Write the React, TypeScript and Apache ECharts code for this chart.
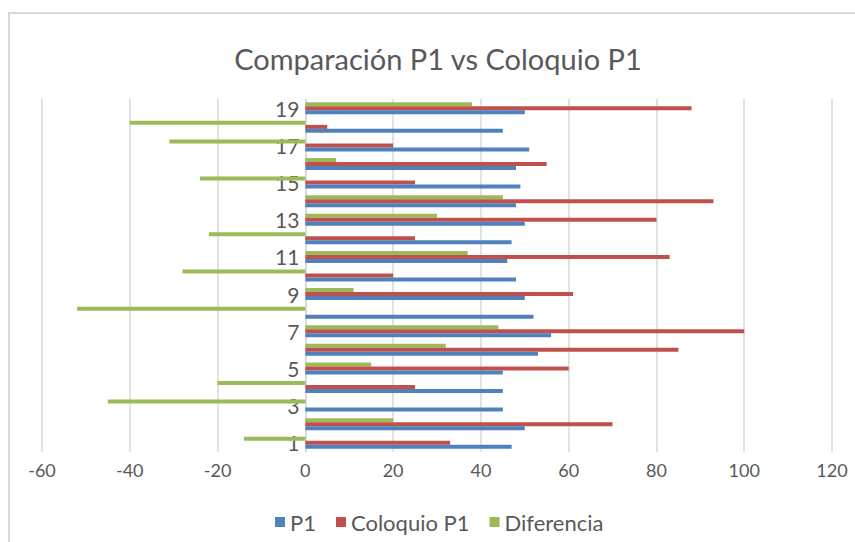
import React, { useEffect, useRef } from "react";
import * as echarts from "echarts";

const categories = ["1","2","3","4","5","6","7","8","9","10","11","12","13","14","15","16","17","18","19"];
const p1 = [47, 50, 45, 45, 45, 53, 56, 52, 50, 48, 46, 47, 50, 48, 49, 48, 51, 45, 50];
const coloquio = [33, 70, 0, 25, 60, 85, 100, 0, 61, 20, 83, 25, 80, 93, 25, 55, 20, 5, 88];
const diferencia = [-14, 20, -45, -20, 15, 32, 44, -52, 11, -28, 37, -22, 30, 45, -24, 7, -31, -40, 38];
const xTicks = { min: -60, max: 120, interval: 20 };

const FONT = "Lato, 'Open Sans', sans-serif";
const TXT = "#595959";
const GRID_LEFT = 42;
const GRID_RIGHT = 23;
const WIDTH = 855;

export default function App() {
  const ref = useRef<HTMLDivElement>(null);
  useEffect(() => {
    if (!ref.current) return;
    const chart = echarts.init(ref.current, null, { renderer: "svg" });
    const plotW = WIDTH - GRID_LEFT - GRID_RIGHT;
    const zeroOffset = ((0 - xTicks.min) / (xTicks.max - xTicks.min)) * plotW;
    chart.setOption({
      animation: false,
      backgroundColor: "#ffffff",
      title: {
        text: "Comparación P1 vs Coloquio P1",
        left: 433,
        textAlign: "center",
        top: 39,
        textStyle: { fontFamily: FONT, fontSize: 29, fontWeight: "normal", color: TXT },
      },
      graphic: [
        {
          type: "rect",
          shape: { x: 9, y: 13, width: 880, height: 560 },
          style: { fill: "none", stroke: "#d9d9d9", lineWidth: 2 },
          silent: true,
        },
      ],
      legend: {
        data: ["P1", "Coloquio P1", "Diferencia"],
        bottom: 4,
        left: 270,
        itemWidth: 10,
        itemHeight: 10,
        itemGap: 20,
        icon: "rect",
        textStyle: { fontFamily: FONT, fontSize: 22, color: TXT },
      },
      grid: { left: GRID_LEFT, right: GRID_RIGHT, top: 99, bottom: 90, containLabel: false },
      xAxis: {
        type: "value",
        min: xTicks.min,
        max: xTicks.max,
        interval: xTicks.interval,
        axisLine: { show: false },
        axisTick: { show: false },
        axisLabel: { fontFamily: FONT, fontSize: 18, color: TXT, margin: 9 },
        splitLine: { show: true, lineStyle: { color: "#d9d9d9", width: 1.5 } },
      },
      yAxis: {
        type: "category",
        data: categories,
        offset: -zeroOffset,
        axisLine: { show: true, onZero: false, lineStyle: { color: "#d9d9d9", width: 1.5 } },
        axisTick: { show: false },
        axisLabel: { interval: 1, fontFamily: FONT, fontSize: 21, color: TXT, margin: 6 },
        splitLine: { show: false },
      },
      series: [
        {
          name: "Diferencia",
          type: "bar",
          data: diferencia,
          itemStyle: { color: "#9BBB59" },
          barWidth: 4,
          barGap: "0%",
        },
        {
          name: "Coloquio P1",
          type: "bar",
          data: coloquio,
          itemStyle: { color: "#C0504D" },
          barWidth: 4,
          barGap: "0%",
        },
        {
          name: "P1",
          type: "bar",
          data: p1,
          itemStyle: { color: "#4F81BD" },
          barWidth: 4,
          barGap: "0%",
        },
      ],
    });
    return () => chart.dispose();
  }, []);
  return (
    <div
      ref={ref}
      style={{ position: "absolute", left: 0, top: 0, width: WIDTH, height: 542 }}
    />
  );
}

◇ ◇ ◇

Task goal>
Print the listing above in full, exactly as written. Omit any pictures.

Final answer>
Write the React, TypeScript and Apache ECharts code for this chart.
import React, { useEffect, useRef } from "react";
import * as echarts from "echarts";

const categories = ["1","2","3","4","5","6","7","8","9","10","11","12","13","14","15","16","17","18","19"];
const p1 = [47, 50, 45, 45, 45, 53, 56, 52, 50, 48, 46, 47, 50, 48, 49, 48, 51, 45, 50];
const coloquio = [33, 70, 0, 25, 60, 85, 100, 0, 61, 20, 83, 25, 80, 93, 25, 55, 20, 5, 88];
const diferencia = [-14, 20, -45, -20, 15, 32, 44, -52, 11, -28, 37, -22, 30, 45, -24, 7, -31, -40, 38];
const xTicks = { min: -60, max: 120, interval: 20 };

const FONT = "Lato, 'Open Sans', sans-serif";
const TXT = "#595959";
const GRID_LEFT = 42;
const GRID_RIGHT = 23;
const WIDTH = 855;

export default function App() {
  const ref = useRef<HTMLDivElement>(null);
  useEffect(() => {
    if (!ref.current) return;
    const chart = echarts.init(ref.current, null, { renderer: "svg" });
    const plotW = WIDTH - GRID_LEFT - GRID_RIGHT;
    const zeroOffset = ((0 - xTicks.min) / (xTicks.max - xTicks.min)) * plotW;
    chart.setOption({
      animation: false,
      backgroundColor: "#ffffff",
      title: {
        text: "Comparación P1 vs Coloquio P1",
        left: 433,
        textAlign: "center",
        top: 39,
        textStyle: { fontFamily: FONT, fontSize: 29, fontWeight: "normal", color: TXT },
      },
      graphic: [
        {
          type: "rect",
          shape: { x: 9, y: 13, width: 880, height: 560 },
          style: { fill: "none", stroke: "#d9d9d9", lineWidth: 2 },
          silent: true,
        },
      ],
      legend: {
        data: ["P1", "Coloquio P1", "Diferencia"],
        bottom: 4,
        left: 270,
        itemWidth: 10,
        itemHeight: 10,
        itemGap: 20,
        icon: "rect",
        textStyle: { fontFamily: FONT, fontSize: 22, color: TXT },
      },
      grid: { left: GRID_LEFT, right: GRID_RIGHT, top: 99, bottom: 90, containLabel: false },
      xAxis: {
        type: "value",
        min: xTicks.min,
        max: xTicks.max,
        interval: xTicks.interval,
        axisLine: { show: false },
        axisTick: { show: false },
        axisLabel: { fontFamily: FONT, fontSize: 18, color: TXT, margin: 9 },
        splitLine: { show: true, lineStyle: { color: "#d9d9d9", width: 1.5 } },
      },
      yAxis: {
        type: "category",
        data: categories,
        offset: -zeroOffset,
        axisLine: { show: true, onZero: false, lineStyle: { color: "#d9d9d9", width: 1.5 } },
        axisTick: { show: false },
        axisLabel: { interval: 1, fontFamily: FONT, fontSize: 21, color: TXT, margin: 6 },
        splitLine: { show: false },
      },
      series: [
        {
          name: "Diferencia",
          type: "bar",
          data: diferencia,
          itemStyle: { color: "#9BBB59" },
          barWidth: 4,
          barGap: "0%",
        },
        {
          name: "Coloquio P1",
          type: "bar",
          data: coloquio,
          itemStyle: { color: "#C0504D" },
          barWidth: 4,
          barGap: "0%",
        },
        {
          name: "P1",
          type: "bar",
          data: p1,
          itemStyle: { color: "#4F81BD" },
          barWidth: 4,
          barGap: "0%",
        },
      ],
    });
    return () => chart.dispose();
  }, []);
  return (
    <div
      ref={ref}
      style={{ position: "absolute", left: 0, top: 0, width: WIDTH, height: 542 }}
    />
  );
}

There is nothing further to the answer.